Killington Ski Resort is the largest in the eastern United States. Located near the town of Killington Vermont, Killington Ski Area is massive, with over 200 trails and 30 lifts spread across six interconnected peaks and a seventh noncontiguous mountain just a few miles away.
Killington Ski Resort opened for business in December 1958, just as Vermont skiing was gaining popularity. Rising to 4,241 feet, Killington Peak (or Killington Mountain) is the second highest mountain in Vermont. The area receives a good heaping of natural snow every year, but Killington Ski Resort owes much of its success to its innovative use of artificial snowmaking. One of the first mountains to adopt this technology in the 1960s, Killington Mountain has an impressive 60 miles of trails covered using artificial snowmakers. This has enabled people to ski Killington as early as the first week in October and as late as June (most seasons run from late October to May).

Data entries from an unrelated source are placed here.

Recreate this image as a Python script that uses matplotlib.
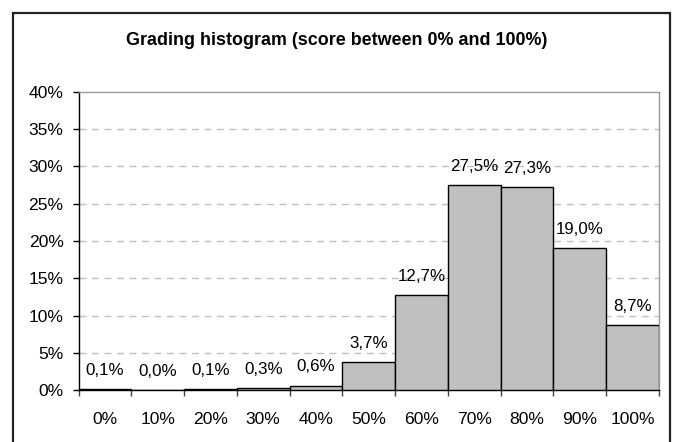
import matplotlib.pyplot as plt
from matplotlib.patches import Rectangle
from matplotlib.ticker import FixedLocator, NullFormatter

plt.rcParams["font.family"] = ["Liberation Sans", "DejaVu Sans"]

# grading histogram data (percent of students per score bin)
bins = ["0%", "10%", "20%", "30%", "40%", "50%", "60%", "70%", "80%", "90%", "100%"]
shares = [0.1, 0.0, 0.1, 0.3, 0.6, 3.7, 12.7, 27.5, 27.3, 19.0, 8.7]
y_ticks = [0, 5, 10, 15, 20, 25, 30, 35, 40]

fig = plt.figure(figsize=(6.74, 4.42), dpi=100)
fig.patch.set_facecolor("white")

# chart-area frame like the spreadsheet export
frame = Rectangle((13 / 674, -0.05), (670 - 13) / 674, 1 - 13 / 442 + 0.05,
                  transform=fig.transFigure, fill=False, edgecolor="#222222",
                  linewidth=1.6, clip_on=False)
fig.add_artist(frame)

ax = fig.add_axes([78.5 / 674, 1 - 390 / 442, (659 - 78.5) / 674, (390 - 92) / 442])

x = list(range(len(bins)))
ax.bar(x, shares, width=1.0, color="#c0c0c0", edgecolor="black", linewidth=1.0, zorder=3)

for xi, v in zip(x, shares):
    ax.annotate(f"{v:.1f}%".replace(".", ","), (xi, v), xytext=(0, 8),
                textcoords="offset points", ha="center", va="bottom",
                fontsize=12.2, zorder=4)

ax.set_xlim(-0.5, len(bins) - 0.5)
ax.set_ylim(0, 40)

ax.set_yticks(y_ticks)
ax.set_yticklabels([f"{t}%" for t in y_ticks])
for t in y_ticks[1:-1]:
    ax.axhline(t, color="#c0c0c0", linewidth=1.0, dashes=(5, 4), zorder=1)

# tick marks at bin edges, labels centered under bars
ax.xaxis.set_major_locator(FixedLocator([i - 0.5 for i in range(len(bins) + 1)]))
ax.xaxis.set_major_formatter(NullFormatter())
ax.xaxis.set_minor_locator(FixedLocator(x))
ax.set_xticklabels(bins, minor=True)
ax.tick_params(axis="x", which="major", direction="out", length=4.3, width=1, color="#444444")
ax.tick_params(axis="x", which="minor", length=0, pad=15.5, labelsize=12.6)
ax.tick_params(axis="y", direction="out", length=4.3, width=1, pad=6.5, labelsize=12.6)

ax.spines["left"].set_color("black")
ax.spines["bottom"].set_color("black")
ax.spines["top"].set_color("#999999")
ax.spines["right"].set_color("#999999")
for s in ax.spines.values():
    s.set_linewidth(1.0)

fig.text(0.5, 1 - 45 / 442, "Grading histogram (score between 0% and 100%)",
         ha="center", va="baseline", fontsize=12.9, fontweight="bold")

fig.savefig("out.png", dpi=100)
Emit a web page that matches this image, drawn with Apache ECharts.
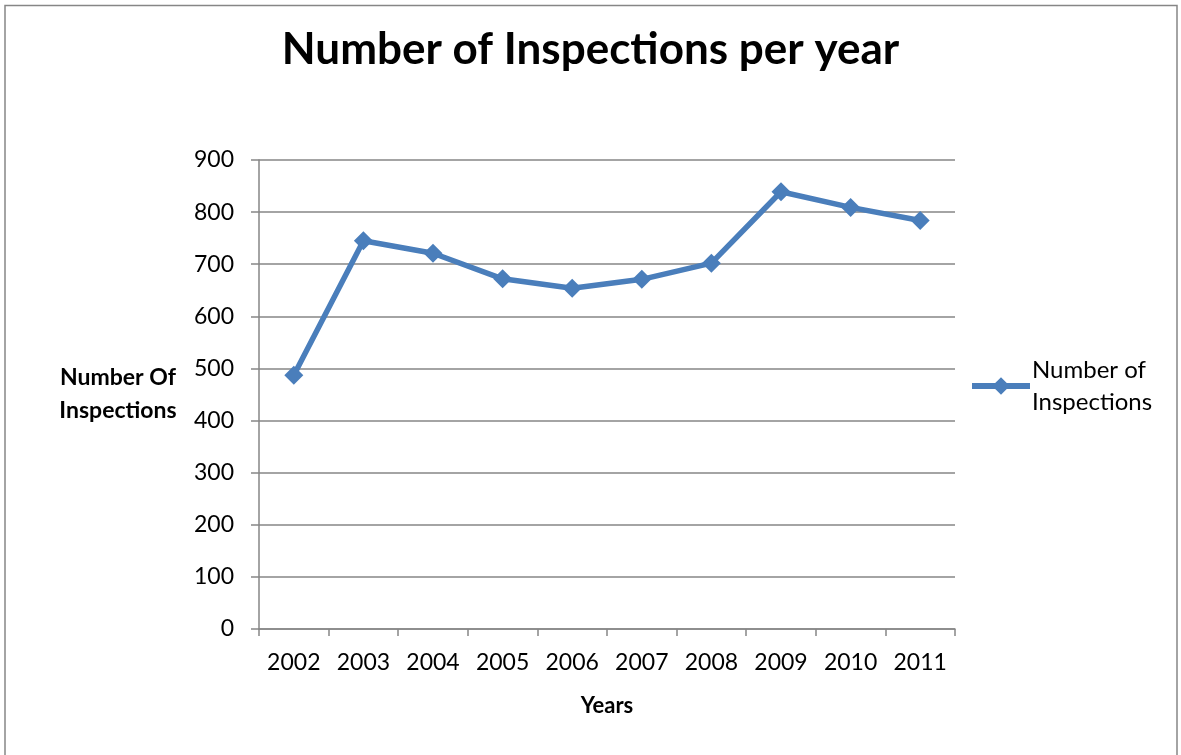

With over 90 miles of trails, Killington Ski Area offers terrain for every level of skier. You could ski Killington for weeks and still not cover all the trails. Indeed, with a vertical drop of over 3,000 feet, a single run on Killington Mountain might take hours. If possible, it is best to get a multi-day pass to the mountain and stay in one of the many Killington hotels or get a Vermont vacation rental. If your time is limited, pick the base camp that best suits your abilities and explore the mountain from there.
The trails from Snowshed base have the best Killington skiing for adult beginners; Ramshead base is best for children. Bear Mountain is the ideal place for snowboarding or extreme Killington skiing: there are several terrain parks, some great tree runs, and the famous double-black-diamond Outer Limits, the steepest mogul field on the East Coast. K-1 Lodge provides the quickest access to the expert terrain on Killington Mountain (via the highest Gondola in Vermont) and has the best après ski scene at Killington Ski Area.
Killington skiing is perhaps the best on the East Coast;
in ideal conditions, it rivals the Rocky
Mountain resorts. But the crowds and lively atmosphere
of Killington Ski Resort will not be for everyone. Pico
Peak, formerly an independent resort but now part of Killington
Ski Area, provides the perfect balance of modern amenities
and down-to-earth atmosphere. Runs vary from beginner
to expert, but advanced skiers favor Pico for its glades
and challenging summit runs. The Last Run bar at the base
is a comfortable and authentic Vermont ski lodge.
Ticket prices at Killington are increasingly expensive and Killington hotels can be pricey during peak season. You should expect to pay over $70 for a single day pass at the resort, but a savvy traveler can ski Killington without breaking the bank. Passes at the beginning and end of the season are substantially cheaper and there are discounts for multi-day passes. You can often find package deals combining tickets and accommodation. Several area ski stores and Vermont inns also offer reduced-price tickets. Killington Ski Resort’s website has some deals and ski packages, these are especially good if you want to rent equipment or sign up for ski or snowboard classes.
Global warming may be cutting into Vermont’s infamous endless winter, but the high elevation and technological snowmaking ensure that Killington skiing will continue for many years to come.